Israel trains for settlement pullout

Israeli occupation forces are training officers to overcome any dissent among troops set to carry out a planned pullout of settlers from its illegal settlements in the Gaza Strip.

    Army officials are being trained to overcome dissent

    Some pro-settler rabbis have called on soldiers to refuse to participate in settlement evacuations, due to begin in July under Prime Minister Ariel Sharon's so-called "disengagement" plan from conflict with the Palestinians.
    A military official, who declined to be named, dismissed suggestions on Tuesday that soldiers with right-wing views might refuse orders to uproot Jewish settlements from occupied land Palestinians want for a state, but said Israel was taking no chances.

    "It will be one of the most sensitive challenges we have to carry out, in terms of not having a consensus in Israeli society," said the official.

    "Of course I am sure that we are going to do it. We know that if we don't succeed in carrying out this mission, it will really destroy our society and our state," he said.

    Public opinion

    Opinion polls show a majority of Israelis back Sharon's view that the Gaza settlements have become security and economic liabilities.

    Under a five-week evacuation scheme unveiled on Tuesday, Israel will send 10,000 unarmed soldiers to remove residents from all 21 settlements in Gaza and four out of the 120 in the West Bank.

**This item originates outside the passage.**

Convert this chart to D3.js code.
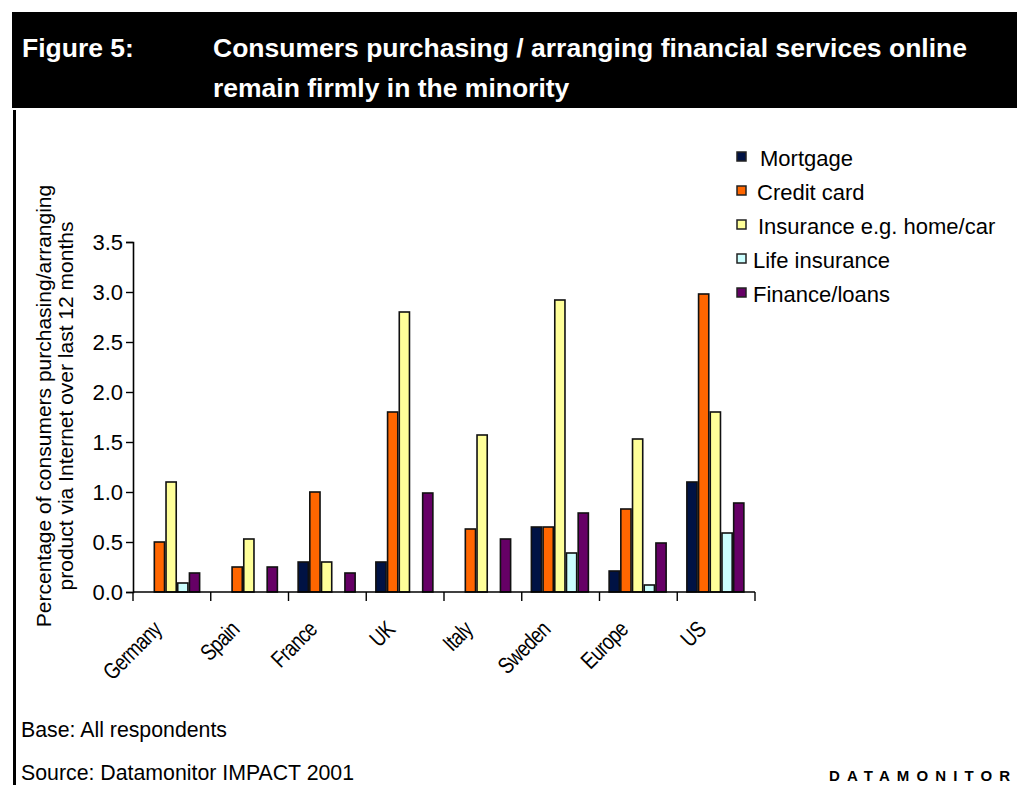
<!DOCTYPE html>
<html>
<head>
<meta charset="utf-8">
<script src="https://cdn.jsdelivr.net/npm/d3@7"></script>
<style>
  html, body { margin: 0; padding: 0; background: #fff; }
  svg { display: block; font-family: "Liberation Sans", Arial, sans-serif; }
</style>
</head>
<body>
<svg id="chart" width="1017" height="785"></svg>
<script>
// Countries / regions along the x axis
const categories = ["Germany", "Spain", "France", "UK", "Italy", "Sweden", "Europe", "US"];

// Product series (percentage of consumers)
const seriesNames = ["Mortgage", "Credit card", "Insurance e.g. home/car", "Life insurance", "Finance/loans"];
const mortgage      = [0,    0,    0.3,  0.3,  0,    0.65, 0.21, 1.1];
const creditCard    = [0.5,  0.25, 1.0,  1.8,  0.63, 0.65, 0.83, 2.98];
const insurance     = [1.1,  0.53, 0.3,  2.8,  1.57, 2.92, 1.53, 1.8];
const lifeInsurance = [0.09, 0,    0,    0,    0,    0.39, 0.07, 0.59];
const financeLoans  = [0.19, 0.25, 0.19, 0.99, 0.53, 0.79, 0.49, 0.89];
const seriesValues = [mortgage, creditCard, insurance, lifeInsurance, financeLoans];
const seriesColors = ["#001244", "#ff6600", "#ffff99", "#ccffff", "#660066"];

const yTicks = [0, 0.5, 1.0, 1.5, 2.0, 2.5, 3.0, 3.5];

const svg = d3.select("#chart");

// Header band
svg.append("rect").attr("x", 12).attr("y", 12).attr("width", 1005).attr("height", 96).attr("fill", "#000");
svg.append("text").attr("x", 22).attr("y", 57)
  .attr("fill", "#fff").attr("font-weight", "bold").attr("font-size", 26.5)
  .text("Figure 5:");
const titleLines = ["Consumers purchasing / arranging financial services online", "remain firmly in the minority"];
svg.append("text").attr("x", 213).attr("y", 57)
  .attr("fill", "#fff").attr("font-weight", "bold").attr("font-size", 26.5)
  .selectAll("tspan").data(titleLines).join("tspan")
  .attr("x", 213).attr("dy", (d, i) => i === 0 ? 0 : 40).text(d => d);

// Left frame rule
svg.append("rect").attr("x", 13).attr("y", 110).attr("width", 3).attr("height", 675).attr("fill", "#000");

// Plot area
const x0 = 133, x1 = 755, yBase = 592, yTop = 242;
const x = d3.scaleBand().domain(categories).range([x0, x1]).paddingInner(0).paddingOuter(0);
const y = d3.scaleLinear().domain([0, 3.5]).range([yBase, yTop]);
const barStep = 11.7;
const groupWidth = barStep * seriesNames.length;

// Bars
const g = svg.append("g");
seriesNames.forEach((name, si) => {
  g.append("g").selectAll("rect")
    .data(categories.map((c, ci) => ({ c, v: seriesValues[si][ci] })).filter(d => d.v > 0))
    .join("rect")
    .attr("x", d => x(d.c) + (x.bandwidth() - groupWidth) / 2 + si * barStep)
    .attr("y", d => y(d.v))
    .attr("width", barStep - 1.5)
    .attr("height", d => yBase - y(d.v))
    .attr("fill", seriesColors[si])
    .attr("stroke", "#111")
    .attr("stroke-width", 1.6);
});

// Y axis
const yAxis = d3.axisLeft(y).tickValues(yTicks).tickFormat(d3.format(".1f")).tickSize(7).tickPadding(3);
const yg = svg.append("g").attr("transform", `translate(${x0},0)`).call(yAxis);
yg.select(".domain").attr("stroke", "#000").attr("stroke-width", 1.6);
yg.selectAll(".tick line").attr("stroke", "#000").attr("stroke-width", 1.4);
yg.selectAll(".tick text").attr("font-size", 22).attr("fill", "#000")
  .attr("font-family", "Liberation Sans, Arial, sans-serif");

// X axis line with category boundary ticks
svg.append("line").attr("x1", x0).attr("x2", x1).attr("y1", yBase).attr("y2", yBase)
  .attr("stroke", "#000").attr("stroke-width", 1.6);
const boundaries = categories.map(c => x(c)).concat([x1]);
svg.append("g").selectAll("line").data(boundaries).join("line")
  .attr("x1", d => d).attr("x2", d => d).attr("y1", yBase).attr("y2", yBase + 9)
  .attr("stroke", "#000").attr("stroke-width", 1.4);

// Rotated, horizontally condensed category labels
svg.append("g").selectAll("text").data(categories).join("text")
  .attr("transform", d => `translate(${x(d) + x.bandwidth() / 2 - 9},${yBase + 39}) rotate(-45) scale(0.8,1)`)
  .attr("text-anchor", "end")
  .attr("font-size", 23)
  .attr("letter-spacing", -0.8)
  .attr("fill", "#000")
  .text(d => d);

// Y axis title
const yTitle = ["Percentage of consumers purchasing/arranging", "product via Internet over last 12 months"];
svg.append("g").attr("transform", "translate(51,406) rotate(-90)")
  .selectAll("text").data(yTitle).join("text")
  .attr("x", 0).attr("y", (d, i) => i * 21.5)
  .attr("text-anchor", "middle").attr("font-size", 21).attr("fill", "#000")
  .text(d => d);

// Legend
const legendY = [158, 192, 226, 260, 294];
const legendTextX = [760, 757, 758, 753, 753];
const lg = svg.append("g");
seriesNames.forEach((name, i) => {
  lg.append("rect").attr("x", 737).attr("y", legendY[i] - 6).attr("width", 9).attr("height", 9)
    .attr("fill", seriesColors[i]).attr("stroke", "#222").attr("stroke-width", 1.5);
  lg.append("text").attr("x", legendTextX[i]).attr("y", legendY[i] + 8)
    .attr("font-size", 22).attr("fill", "#000").text(name);
});

// Footer notes
svg.append("text").attr("x", 21).attr("y", 737).attr("font-size", 21.3).attr("fill", "#000").text("Base: All respondents");
svg.append("text").attr("x", 21).attr("y", 780).attr("font-size", 21.3).attr("fill", "#000").text("Source: Datamonitor IMPACT 2001");
svg.append("text").attr("x", 829).attr("y", 781)
  .attr("font-size", 15).attr("font-weight", "bold").attr("letter-spacing", 7.1).attr("fill", "#000")
  .text("DATAMONITOR");
</script>
</body>
</html>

    "It will be one of the most sensitive challenges we have to carry out, in terms of not having a consensus in Israeli society"

    Israeli Army official

    Another four rings of troops round each enclave will allow the army to respond if settlers use violence, as well as retaliate if Palestinian fighters mount attacks.

    Conscripts who come from settlements due for removal will be reassigned.

    "We will not order a soldier to evacuate his family or his own settlement," said the official.
    Commanders would be expected to spot troops showing any signs of insubordination and persuade them to rethink, he said, adding that some 4000 lieutenants and captains had been issued with instructions on how to deal with such situations.

    "If someone tells us, 'I am going to disobey', we will not put him directly in prison. We have to give him the opportunity to confront this feeling," said the official. "We will not negotiate with him, but we will speak with him".